## Aim
With the images removed, repeat the data below exactly.

* start *

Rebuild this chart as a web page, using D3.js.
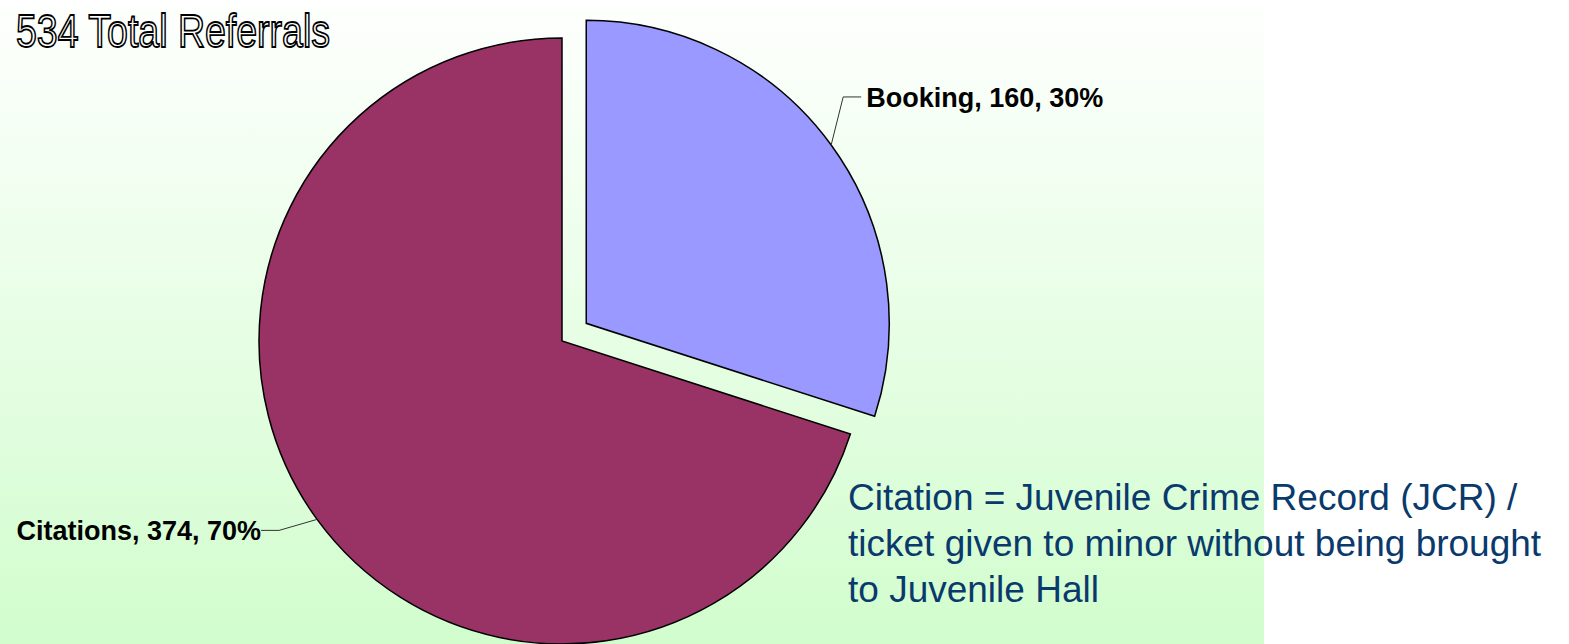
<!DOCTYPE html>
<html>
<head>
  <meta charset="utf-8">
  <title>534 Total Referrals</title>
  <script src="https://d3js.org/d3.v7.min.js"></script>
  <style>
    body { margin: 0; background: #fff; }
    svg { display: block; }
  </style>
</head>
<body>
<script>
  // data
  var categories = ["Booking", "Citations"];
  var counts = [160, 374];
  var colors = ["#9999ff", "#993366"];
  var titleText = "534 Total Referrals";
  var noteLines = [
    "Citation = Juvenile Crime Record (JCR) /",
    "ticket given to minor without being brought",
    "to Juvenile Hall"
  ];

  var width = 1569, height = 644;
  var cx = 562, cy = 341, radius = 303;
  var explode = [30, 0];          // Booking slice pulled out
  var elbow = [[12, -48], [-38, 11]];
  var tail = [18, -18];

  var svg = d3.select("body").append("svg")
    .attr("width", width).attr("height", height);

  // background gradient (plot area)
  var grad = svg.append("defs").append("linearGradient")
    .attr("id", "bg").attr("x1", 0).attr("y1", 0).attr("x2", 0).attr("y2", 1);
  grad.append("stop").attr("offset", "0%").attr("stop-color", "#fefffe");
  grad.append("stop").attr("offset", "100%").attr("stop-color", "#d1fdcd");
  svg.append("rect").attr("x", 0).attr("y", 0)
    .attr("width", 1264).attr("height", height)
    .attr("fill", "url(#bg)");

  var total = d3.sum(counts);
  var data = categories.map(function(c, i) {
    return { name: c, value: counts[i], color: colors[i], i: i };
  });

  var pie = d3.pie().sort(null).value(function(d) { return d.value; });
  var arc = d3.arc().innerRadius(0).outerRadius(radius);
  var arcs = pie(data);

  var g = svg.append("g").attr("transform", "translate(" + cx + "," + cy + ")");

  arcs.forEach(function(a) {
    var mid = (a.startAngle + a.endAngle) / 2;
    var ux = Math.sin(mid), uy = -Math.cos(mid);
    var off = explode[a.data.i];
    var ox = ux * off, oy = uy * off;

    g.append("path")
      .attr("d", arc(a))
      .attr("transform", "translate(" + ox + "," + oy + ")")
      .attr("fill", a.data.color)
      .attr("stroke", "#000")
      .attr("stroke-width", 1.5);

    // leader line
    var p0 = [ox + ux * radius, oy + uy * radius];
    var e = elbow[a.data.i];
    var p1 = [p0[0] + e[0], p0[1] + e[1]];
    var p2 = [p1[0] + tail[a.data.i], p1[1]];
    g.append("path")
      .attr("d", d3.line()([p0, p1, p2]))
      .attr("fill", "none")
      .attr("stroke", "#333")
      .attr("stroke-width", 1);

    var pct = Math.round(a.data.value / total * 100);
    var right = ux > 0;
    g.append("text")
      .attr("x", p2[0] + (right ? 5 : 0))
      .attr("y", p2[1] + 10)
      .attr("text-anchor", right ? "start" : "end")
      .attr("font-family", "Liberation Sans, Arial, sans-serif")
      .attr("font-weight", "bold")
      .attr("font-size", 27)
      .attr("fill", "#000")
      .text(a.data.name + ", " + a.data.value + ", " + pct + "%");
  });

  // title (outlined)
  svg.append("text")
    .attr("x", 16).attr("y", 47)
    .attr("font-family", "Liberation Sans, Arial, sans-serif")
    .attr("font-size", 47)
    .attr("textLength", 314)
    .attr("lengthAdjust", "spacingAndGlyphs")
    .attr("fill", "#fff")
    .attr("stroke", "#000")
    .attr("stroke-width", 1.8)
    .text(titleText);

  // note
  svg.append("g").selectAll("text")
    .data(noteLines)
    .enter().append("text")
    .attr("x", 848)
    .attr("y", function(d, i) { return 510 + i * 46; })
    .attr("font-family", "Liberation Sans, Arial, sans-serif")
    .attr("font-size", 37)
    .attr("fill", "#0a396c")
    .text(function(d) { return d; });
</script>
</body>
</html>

* end *

## Expected answer
Rebuild this chart as a web page, using D3.js.
<!DOCTYPE html>
<html>
<head>
  <meta charset="utf-8">
  <title>534 Total Referrals</title>
  <script src="https://d3js.org/d3.v7.min.js"></script>
  <style>
    body { margin: 0; background: #fff; }
    svg { display: block; }
  </style>
</head>
<body>
<script>
  // data
  var categories = ["Booking", "Citations"];
  var counts = [160, 374];
  var colors = ["#9999ff", "#993366"];
  var titleText = "534 Total Referrals";
  var noteLines = [
    "Citation = Juvenile Crime Record (JCR) /",
    "ticket given to minor without being brought",
    "to Juvenile Hall"
  ];

  var width = 1569, height = 644;
  var cx = 562, cy = 341, radius = 303;
  var explode = [30, 0];          // Booking slice pulled out
  var elbow = [[12, -48], [-38, 11]];
  var tail = [18, -18];

  var svg = d3.select("body").append("svg")
    .attr("width", width).attr("height", height);

  // background gradient (plot area)
  var grad = svg.append("defs").append("linearGradient")
    .attr("id", "bg").attr("x1", 0).attr("y1", 0).attr("x2", 0).attr("y2", 1);
  grad.append("stop").attr("offset", "0%").attr("stop-color", "#fefffe");
  grad.append("stop").attr("offset", "100%").attr("stop-color", "#d1fdcd");
  svg.append("rect").attr("x", 0).attr("y", 0)
    .attr("width", 1264).attr("height", height)
    .attr("fill", "url(#bg)");

  var total = d3.sum(counts);
  var data = categories.map(function(c, i) {
    return { name: c, value: counts[i], color: colors[i], i: i };
  });

  var pie = d3.pie().sort(null).value(function(d) { return d.value; });
  var arc = d3.arc().innerRadius(0).outerRadius(radius);
  var arcs = pie(data);

  var g = svg.append("g").attr("transform", "translate(" + cx + "," + cy + ")");

  arcs.forEach(function(a) {
    var mid = (a.startAngle + a.endAngle) / 2;
    var ux = Math.sin(mid), uy = -Math.cos(mid);
    var off = explode[a.data.i];
    var ox = ux * off, oy = uy * off;

    g.append("path")
      .attr("d", arc(a))
      .attr("transform", "translate(" + ox + "," + oy + ")")
      .attr("fill", a.data.color)
      .attr("stroke", "#000")
      .attr("stroke-width", 1.5);

    // leader line
    var p0 = [ox + ux * radius, oy + uy * radius];
    var e = elbow[a.data.i];
    var p1 = [p0[0] + e[0], p0[1] + e[1]];
    var p2 = [p1[0] + tail[a.data.i], p1[1]];
    g.append("path")
      .attr("d", d3.line()([p0, p1, p2]))
      .attr("fill", "none")
      .attr("stroke", "#333")
      .attr("stroke-width", 1);

    var pct = Math.round(a.data.value / total * 100);
    var right = ux > 0;
    g.append("text")
      .attr("x", p2[0] + (right ? 5 : 0))
      .attr("y", p2[1] + 10)
      .attr("text-anchor", right ? "start" : "end")
      .attr("font-family", "Liberation Sans, Arial, sans-serif")
      .attr("font-weight", "bold")
      .attr("font-size", 27)
      .attr("fill", "#000")
      .text(a.data.name + ", " + a.data.value + ", " + pct + "%");
  });

  // title (outlined)
  svg.append("text")
    .attr("x", 16).attr("y", 47)
    .attr("font-family", "Liberation Sans, Arial, sans-serif")
    .attr("font-size", 47)
    .attr("textLength", 314)
    .attr("lengthAdjust", "spacingAndGlyphs")
    .attr("fill", "#fff")
    .attr("stroke", "#000")
    .attr("stroke-width", 1.8)
    .text(titleText);

  // note
  svg.append("g").selectAll("text")
    .data(noteLines)
    .enter().append("text")
    .attr("x", 848)
    .attr("y", function(d, i) { return 510 + i * 46; })
    .attr("font-family", "Liberation Sans, Arial, sans-serif")
    .attr("font-size", 37)
    .attr("fill", "#0a396c")
    .text(function(d) { return d; });
</script>
</body>
</html>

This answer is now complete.